No plans to heighten security after Madrid blasts, says Interior Minister Gross

Станислав Грос

The issue of security is on everybody's minds after the terrible blasts in Madrid on Thursday. Poland, for instance, has stepped up security at its borders and put police on heightened alert. Is the Czech Republic going to do likewise?

On Friday morning the interior minister, Stanislav Gross, spoke at some length on the issue at a news conference in Prague. He said that there were no plans to increase security, adding that it might look effective if he put police on trains but in reality it would achieve little.

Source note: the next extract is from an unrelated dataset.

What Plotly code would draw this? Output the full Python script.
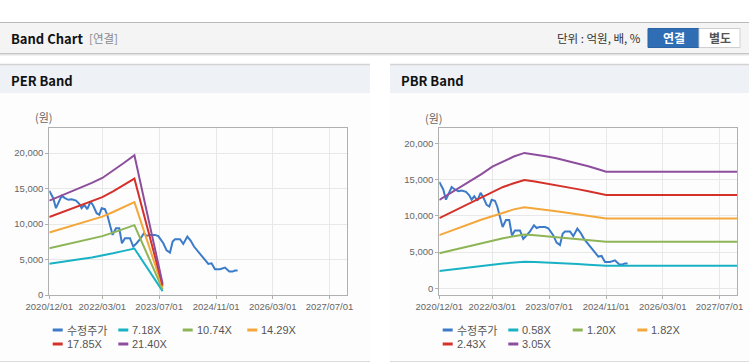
import plotly.graph_objects as go

W, H = 749, 364

# ---------------- data ----------------
price_dates = ["2020-12-01","2021-01-04","2021-01-27","2021-02-25","2021-03-17","2021-04-14","2021-05-13",
               "2021-06-11","2021-07-18","2021-08-15","2021-09-04","2021-09-27","2021-10-23","2021-11-20",
               "2021-12-13","2022-01-11","2022-02-03","2022-02-23","2022-03-23","2022-04-12","2022-05-05",
               "2022-05-28","2022-06-26","2022-07-24","2022-08-16","2022-09-11","2022-10-24","2022-11-21",
               "2022-12-20","2023-01-18","2023-02-21","2023-03-16","2023-04-08","2023-05-26","2023-06-24",
               "2023-08-06","2023-09-03","2023-10-02","2023-10-25","2023-11-14","2023-12-27","2024-01-24",
               "2024-02-28","2024-03-27","2024-04-25","2024-06-01","2024-06-29","2024-08-06","2024-08-26",
               "2024-09-23","2024-10-22","2024-12-04","2024-12-27","2025-01-16","2025-02-22","2025-03-22",
               "2025-04-11","2025-05-04"]
price = [14700,13650,12240,13420,13980,13650,13420,13510,13320,12850,12240,12710,12100,13180,12570,
         11530,11300,12240,12100,11300,9650,8470,9420,9420,7300,8000,8000,6830,7300,7860,8710,8330,
         8470,8470,8300,7300,6300,5980,7530,7860,7860,7200,8240,7670,6830,6120,5510,4710,4380,4470,
         3630,3630,3770,3860,3300,3300,3440,3440]

per_dates = ["2020-12-01","2021-03-01","2021-06-01","2021-09-01","2021-12-01","2022-03-01",
             "2022-06-01","2022-09-01","2022-12-01","2023-07-31"]
per_718 = [4400,4650,4870,5080,5300,5550,5880,6220,6550,540]
per_1074 = [6600,6950,7300,7600,7950,8300,8800,9300,9850,800]
per_1429 = [8800,9250,9700,10150,10550,11050,11700,12400,13100,1070]
per_1785 = [11000,11550,12150,12650,13200,13800,14600,15500,16400,1340]
per_2140 = [13300,13900,14600,15200,15800,16500,17500,18600,19700,1600]

pbr_dates = ["2020-12-01","2021-03-01","2021-06-01","2021-09-01","2021-12-01","2022-03-01","2022-06-01",
             "2022-09-01","2022-12-01","2023-03-01","2023-06-01","2023-09-01","2023-12-01","2024-03-01",
             "2024-06-01","2024-09-01","2024-11-01","2027-12-01"]
pbr_058 = [2400,2550,2730,2900,3080,3250,3420,3580,3680,3650,3600,3520,3450,3350,3250,3180,3120,3120]
pbr_120 = [4850,5200,5550,5900,6250,6600,6900,7200,7420,7320,7200,7050,6900,6750,6650,6500,6420,6420]
pbr_182 = [7350,7900,8450,9000,9500,9950,10450,10900,11200,11050,10850,10650,10450,10250,10050,9800,9650,9650]
pbr_243 = [9680,10400,11100,11900,12600,13300,14000,14500,14950,14750,14500,14250,13950,13700,13400,13100,12900,12900]
pbr_305 = [12200,13100,13950,14850,15800,16800,17500,18200,18700,18500,18250,17950,17600,17200,16850,16400,16100,16100]

per_names = ["수정주가", "7.18X", "10.74X", "14.29X", "17.85X", "21.40X"]
pbr_names = ["수정주가", "0.58X", "1.20X", "1.82X", "2.43X", "3.05X"]

x_tickvals = ["2020-12-01","2022-03-01","2023-07-01","2024-11-01","2026-03-01","2027-07-01"]
x_ticktext = ["2020/12/01","2022/03/01","2023/07/01","2024/11/01","2026/03/01","2027/07/01"]
y_tickvals = [0, 5000, 10000, 15000, 20000]
x_range = ["2020-12-01", "2027-12-01"]

colors = ["#3b7bc8", "#19b2c5", "#8db556", "#f4a73a", "#d5312b", "#8e4e9e"]

SANS = "Liberation Sans, Arial, sans-serif"
KR = "Noto Sans CJK KR, sans-serif"

# ---------------- figure ----------------
def px(x):
    return x / W

def py(y):
    return 1 - y / H

fig = go.Figure()

per_series = [(price_dates, price), (per_dates, per_718), (per_dates, per_1074),
              (per_dates, per_1429), (per_dates, per_1785), (per_dates, per_2140)]
pbr_series = [(price_dates, price), (pbr_dates, pbr_058), (pbr_dates, pbr_120),
              (pbr_dates, pbr_182), (pbr_dates, pbr_243), (pbr_dates, pbr_305)]

for i, (d, v) in enumerate(per_series):
    fig.add_trace(go.Scatter(x=d, y=v, name=per_names[i], mode="lines",
                             line=dict(color=colors[i], width=2), xaxis="x", yaxis="y",
                             showlegend=False))
for i, (d, v) in enumerate(pbr_series):
    fig.add_trace(go.Scatter(x=d, y=v, name=pbr_names[i], mode="lines",
                             line=dict(color=colors[i], width=2), xaxis="x2", yaxis="y2",
                             showlegend=False))

tickfont = dict(family=SANS, size=9.5, color="#666666")
common_x = dict(type="date", range=x_range, tickvals=x_tickvals, ticktext=x_ticktext, tickangle=0,
                automargin=False,
                showgrid=True, gridcolor="#e8e8e8", gridwidth=1, showline=True, mirror=True,
                linecolor="#b0b0b0", linewidth=1, ticks="outside", ticklen=3, tickcolor="#b0b0b0",
                tickfont=tickfont, zeroline=False, fixedrange=True)
common_y = dict(tickvals=y_tickvals, tickformat=",d", showgrid=True, gridcolor="#e8e8e8", gridwidth=1,
                automargin=False,
                showline=True, mirror=True, linecolor="#b0b0b0", linewidth=1, ticks="outside",
                ticklen=3, tickcolor="#b0b0b0", tickfont=tickfont, zeroline=False, fixedrange=True)

ydom = [py(295), py(128.3)]
fig.update_layout(
    width=W, height=H, autosize=False,
    margin=dict(l=0, r=0, t=0, b=0, pad=0, autoexpand=False),
    paper_bgcolor="white", plot_bgcolor="white",
    showlegend=False,
    xaxis=dict(domain=[px(49.3), px(347.3)], anchor="y", **common_x),
    yaxis=dict(domain=ydom, anchor="x", range=[0, 23500], **common_y),
    xaxis2=dict(domain=[px(439.3), px(737.3)], anchor="y2", **common_x),
    yaxis2=dict(domain=ydom, anchor="x2", range=[-925, 22100], **common_y),
)

shapes = []
ann = []

def rect(x0, y0, x1, y1, fill, line=None, lw=0):
    shapes.append(dict(type="rect", xref="paper", yref="paper", x0=px(x0), x1=px(x1),
                       y0=py(y1), y1=py(y0), fillcolor=fill,
                       line=dict(color=line or fill, width=lw), layer="below"))

def hline(x0, x1, y, color, w=1):
    shapes.append(dict(type="line", xref="paper", yref="paper", x0=px(x0), x1=px(x1),
                       y0=py(y), y1=py(y), line=dict(color=color, width=w), layer="below"))

def text(x, y, s, size=12, color="#333", bold=False, xanchor="left", family=KR):
    ann.append(dict(xref="paper", yref="paper", x=px(x), y=py(y), text=("<b>%s</b>" % s) if bold else s,
                    showarrow=False, xanchor=xanchor, yanchor="middle", borderpad=0,
                    font=dict(size=size, color=color, family=family)))

# top header bar
rect(0, 22, 749, 53, "#f4f4f4")
hline(0, 749, 22.5, "#b9b9b9", 1)
hline(0, 749, 53.5, "#c6c6c6", 1)
hline(0, 749, 54.5, "#e2e2e2", 1)
hline(0, 749, 55.5, "#f2f2f2", 1)
text(10, 38.5, "Band Chart", size=13, color="#111", bold=True)
text(88, 38.5, "[연결]", size=11.5, color="#8a8a8a")
text(642, 38.5, "단위 : 억원, 배, %", size=11.5, color="#333", xanchor="right")
rect(648, 28.5, 699, 47.5, "#2f6eb4", "#2a63a3", 1)
rect(699, 28.5, 740, 47.5, "#ffffff", "#cfcfcf", 1)
text(673.5, 38, "연결", size=12, color="#ffffff", bold=True, xanchor="center")
text(719.5, 38, "별도", size=12, color="#555555", bold=True, xanchor="center")

# panel headers
for x0, x1, title in [(0, 370, "PER Band"), (390, 749, "PBR Band")]:
    rect(x0, 64, x1, 93, "#eef1f6")
    hline(x0, x1, 64.5, "#d3d3d3", 1.5)
    rect(x0, 93, x1, 361, "#fdfdfd")
    hline(x0, x1, 361.5, "#dcdcdc", 1)
    text(x0 + 10, 80, title, size=13, color="#111", bold=True)

text(44, 117, "(원)", size=11, color="#666", xanchor="center")
text(434, 118, "(원)", size=11, color="#666", xanchor="center")

# manual legends
leg_pos = [(52.7, 330), (118.3, 330), (182.7, 330), (247.3, 330), (52.7, 344), (118.3, 344)]
for offset, names in [(0, per_names), (390, pbr_names)]:
    for i, (lx, ly) in enumerate(leg_pos):
        x0 = lx + offset
        shapes.append(dict(type="line", xref="paper", yref="paper", x0=px(x0), x1=px(x0 + 10),
                           y0=py(ly), y1=py(ly), line=dict(color=colors[i], width=3)))
        if i == 0:
            text(x0 + 13, ly, names[i], size=11, color="#555", family=KR)
        else:
            text(x0 + 13, ly, names[i], size=11, color="#555", family=SANS)

fig.update_layout(shapes=shapes, annotations=ann)
fig.write_html("out.html", config={"displayModeBar": False},
               post_script="document.body.style.margin='0px';")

Any security analyst would tell you things were more tense in Europe after the Madrid blasts, he said, though he had no information whatsoever that the Czech Republic was faced with any concrete danger.

Mr Gross also discussed the issue of whether security would be heightened at the next big international event in the Czech Republic, the World Ice Hockey Championships, which begin in Prague and Ostrava in little over a month's time. His reply was that a lot would depend on who turned out to be responsible for the Madrid bombings: if it was ETA it remains a great tragedy for Spain but the rest of Europe would not need fear any such attack; if, however, it turns out to have been al-Qaeda or an associated group, it would have a significant influence on the whole continent.

Interior Minister Gross emphasised the need for good intelligence, saying that a special anti-terror unit set up in the wake of the September 11 attacks would also be involved in preparations for the World Hockey Championships.